The problem of social security benefits for posthumous children is one that arises from time to time. I discussed a case of that sort about 18 months ago. Now there’s a recent Third Circuit decision on the topic (and my thanks to Raegen Rasnic at Skellenger Bender for tipping me off.)
Let me first recite what I think of as the basic scenario and then you can begin to think about which additional facts matter. Man (here Robert Capato, a husband, but what if not married?) agrees to have sperm frozen for subsequent use by a particular person (here Karen Capato, his wife.) He dies before sperm is used. Twins are conceived and born 18 months after his death. Do those children qualify for social security benefits on the theory that they are his surviving children?
The first question–one addressed by the court–is whether they are his children within the meaning of the Act. The court says that they are relying on the plain meaning of the words. In some sense, this is probably the easiest case you can think of: The children are biologically related to both of the Capatos and Mr. Capato clearly contemplated having his wife use his sperm to conceive children.
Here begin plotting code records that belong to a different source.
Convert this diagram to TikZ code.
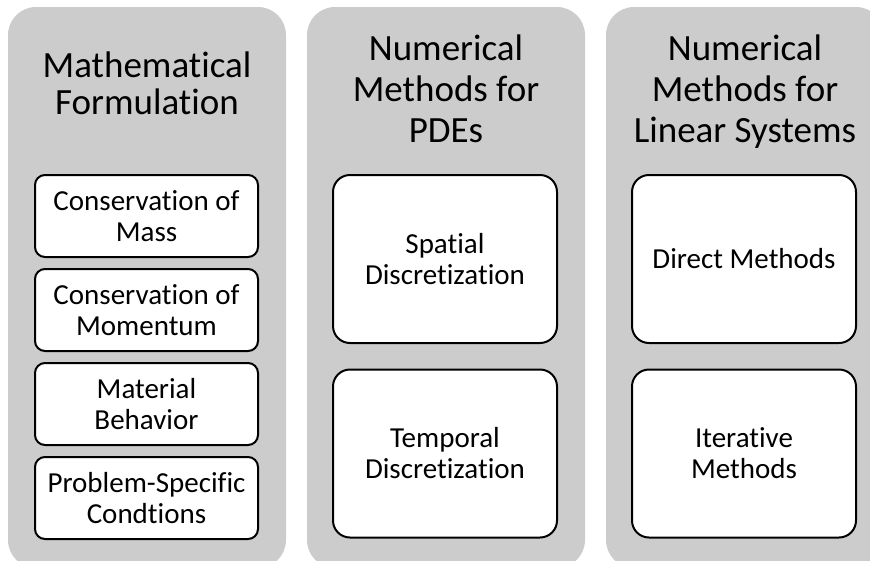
\documentclass[tikz,border=0pt]{standalone}
\usepackage{fontspec}
\setmainfont{Carlito}[Ligatures=NoCommon]
\definecolor{panelgray}{RGB}{204,204,204}
\begin{document}
\begin{tikzpicture}[x=1pt,y=-1pt,
  panel/.style={fill=panelgray,rounded corners=28pt,minimum width=278pt,minimum height=561pt},
  title/.style={anchor=base,align=center,font=\fontsize{37}{41}\selectfont},
  smallbox/.style={draw,fill=white,line width=2pt,rounded corners=10pt,minimum width=223pt,minimum height=82pt,inner sep=2pt,align=center,font=\fontsize{29}{31}\selectfont},
  bigbox/.style={smallbox,rounded corners=17pt,minimum width=224pt,minimum height=168pt}]
\useasboundingbox (0,0) rectangle (870,560);

\node[panel] (p1) at (147,287.5) {};
\node[panel] (p2) at (446,287.5) {};
\node[panel] (p3) at (745,287.5) {};

\node[title,font=\fontsize{37}{36.5}\selectfont] (t1) at (147,114) {Mathematical\\Formulation};
\node[title] (t2) at (446,142) {Numerical\\Methods for\\PDEs};
\node[title] (t3) at (745,142) {Numerical\\Methods for\\Linear Systems};

\node[smallbox] (mass) at (146.5,216) {Conservation of\\Mass};
\node[smallbox] (momentum) at (146.5,310) {Conservation of\\Momentum};
\node[smallbox] (material) at (146.5,404) {Material\\Behavior};
\node[smallbox] (problem) at (146.5,498) {Problem-Specific\\Condtions};

\node[bigbox] (spatial) at (445,259) {Spatial\\Discretization};
\node[bigbox] (temporal) at (445,453.5) {Temporal\\Discretization};

\node[bigbox] (direct) at (744,259) {Direct Methods};
\node[bigbox] (iterative) at (744,453.5) {Iterative\\Methods};
\end{tikzpicture}
\end{document}
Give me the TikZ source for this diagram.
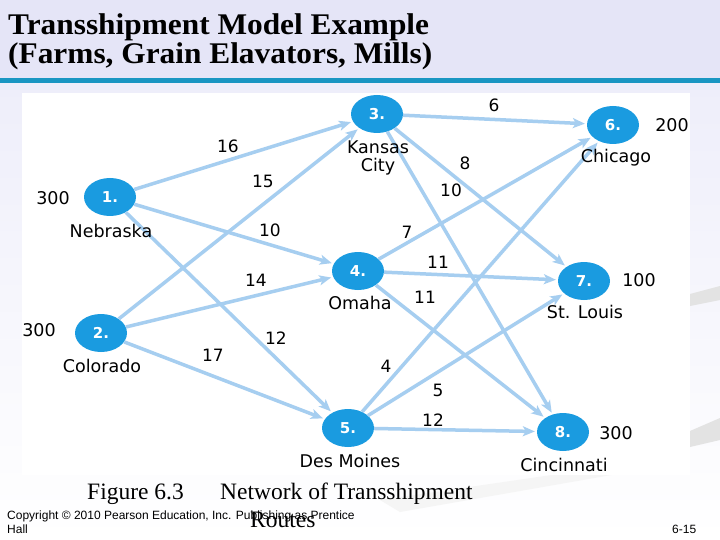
\documentclass[tikz,border=0pt]{standalone}
\usepackage{fontspec}
\setmainfont{Liberation Serif}
\setsansfont{DejaVu Sans}
\newfontfamily\cprfont{Liberation Sans}
\usetikzlibrary{arrows.meta,shapes.geometric}
\definecolor{NodeBlue}{HTML}{1A9BE0}
\definecolor{RouteBlue}{HTML}{A6CEF0}
\definecolor{BarTeal}{HTML}{1A96C2}
\definecolor{HeadLav}{HTML}{E5E5F7}
\definecolor{PageLav}{HTML}{EEEEFA}

\begin{document}
\begin{tikzpicture}[x=1pt,y=-1pt,
  stn/.style={ellipse,fill=NodeBlue,minimum width=52pt,minimum height=38pt,inner sep=0pt,text=white,font=\sffamily\bfseries\fontsize{15}{15}\selectfont},
  route/.style={-{Stealth[length=12pt,width=10pt,inset=3pt]},line width=3.5pt,draw=RouteBlue,shorten >=2pt},
  lbl/.style={font=\sffamily\fontsize{17.5}{18}\selectfont,inner sep=0pt,align=center},
  cost/.style={font=\sffamily\fontsize{17}{18}\selectfont,inner sep=0pt},
  headline/.style={anchor=base west,inner sep=0pt,font=\bfseries\fontsize{30}{32}\selectfont,xscale=1.045,transform shape},
  caption/.style={anchor=base west,inner sep=0pt,font=\fontsize{23.5}{26}\selectfont},
  footer/.style={anchor=base west,inner sep=0pt,font=\cprfont\fontsize{12}{13}\selectfont},
  swoosh/.style={fill=gray!22,draw=none}
]
\useasboundingbox (0,0) rectangle (720,540);
% slide background
\shade[top color=PageLav,bottom color=white] (0,83) rectangle (720,540);
\fill[HeadLav] (0,0) rectangle (720,78);
\fill[BarTeal] (0,78) rectangle (720,83);
\fill[swoosh] (690,294) -- (720,286) -- (720,300) -- (690,306) -- cycle;
\fill[swoosh] (690,431) -- (720,418) -- (720,440) -- (690,447) -- cycle;
\fill[gray!8] (380,500) -- (600,468) -- (640,470) -- (400,512) -- cycle;
\fill[white] (22,93) rectangle (690,475);

% title
\node[headline] (title1) at (8,35) {Transshipment Model Example};
\node[headline] (title2) at (8,64) {(Farms, Grain Elavators, Mills)};

% stations
\node[stn] (n1) at (110,197) {1.};
\node[stn] (n2) at (101,333) {2.};
\node[stn] (n3) at (377,114) {3.};
\node[stn] (n4) at (358,271) {4.};
\node[stn] (n5) at (348,428) {5.};
\node[stn] (n6) at (613,125) {6.};
\node[stn] (n7) at (584,281) {7.};
\node[stn] (n8) at (563,432) {8.};

% routes
\draw[route] (n1) -- (n3);
\draw[route] (n1) -- (n4);
\draw[route] (n1) -- (n5);
\draw[route] (n2) -- (n3);
\draw[route] (n2) -- (n4);
\draw[route] (n2) -- (n5);
\draw[route] (n3) -- (n6);
\draw[route] (n3) -- (n7);
\draw[route] (n3) -- (n8);
\draw[route] (n4) -- (n6);
\draw[route] (n4) -- (n7);
\draw[route] (n4) -- (n8);
\draw[route] (n5) -- (n6);
\draw[route] (n5) -- (n7);
\draw[route] (n5) -- (n8);

% names and amounts
\node[lbl] (neb) at (111,231) {Nebraska};
\node[lbl] (col) at (102,366) {Colorado};
\node[lbl] (kc) at (378,158) {Kansas\\City};
\node[lbl] (oma) at (360,303) {Omaha};
\node[lbl] (dsm) at (350,461) {Des Moines};
\node[lbl] (chi) at (616,158) {Chicago};
\node[lbl] (stl) at (585,312) {St. Louis};
\node[lbl] (cin) at (564,465) {Cincinnati};
\node[lbl] (s1) at (53,198) {300};
\node[lbl] (s2) at (39,330) {300};
\node[lbl] (d6) at (672,125) {200};
\node[lbl] (d7) at (639,280) {100};
\node[lbl] (d8) at (616,433) {300};

% costs
\node[cost] (c13) at (228,146) {16};
\node[cost] (c23) at (263,181) {15};
\node[cost] (c14) at (270,230) {10};
\node[cost] (c24) at (256,280) {14};
\node[cost] (c15) at (276,338) {12};
\node[cost] (c25) at (213,355) {17};
\node[cost] (c36) at (494,105) {6};
\node[cost] (c37) at (465,163) {8};
\node[cost] (c38) at (451,190) {10};
\node[cost] (c46) at (407,232) {7};
\node[cost] (c47) at (438,262) {11};
\node[cost] (c48) at (425,297) {11};
\node[cost] (c56) at (386,366) {4};
\node[cost] (c57) at (438,390) {5};
\node[cost] (c58) at (433,420) {12};

% caption and footer
\node[caption] (fig) at (87,499) {Figure 6.3};
\node[caption] (cap1) at (220,499) {Network of Transshipment};
\node[caption] (cap2) at (250,527) {Routes};
\node[footer] (copy1) at (7,519) {Copyright © 2010 Pearson Education, Inc. Publishing as Prentice};
\node[footer] (copy2) at (7,533) {Hall};
\node[footer] (page) at (672,533) {6-15};
\end{tikzpicture}
\end{document}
I’m not quite sure what I think about this. Of course, my main question is what makes these the children of the ? Is it enough that he wanted them to be brought into being? Suppose he had specifically obtained sperm from a brother for his wife to use–would those be his children? Or is the genetics alone enough? (See some of these other cases discussed earlier where sperm is collected posthumously, even where we may not be confident the decedent directed this.) What about if the widow remarries and then uses Mr. Capato’s frozen sperm (perhaps she marries the brother, but now let’s make the brother be sterile.)
There are so many variations to spin. I won’t go on here because, as the court says, it only has to deal with the case at hand.
Notice, however, the last line of the opinion: The court remands the case to the district court “for a determination of whether, as of the date of Mr. Capato’s death, his children were dependent or deemed dependent on him.” (My italics added.)
Perhaps here there is a meaning other than the obvious one, but I’m not familiar enough with this area of the law to say. It seems to me that as of the date of Mr. Capato’s death there were no children. There were vials of cryopreserved sperm. This being the case, it’s pretty hard for me to see how you could say the children were dependent on him at that time. Surely the decision whether to go ahead and create the children was no longer his to make.
As always, it’s thinking about where the edges are that most interests me. If Ms. Capato uses Mr. Capato’s sperm again in ten years, is that also his child for social security benefits? Is it his child even if she purchases an egg from someone else and uses a surrogate? Or what about if Ms. Capato offers the sperm to a friend? Law professors delight in such hypotheticals, but what do we do when it really happens?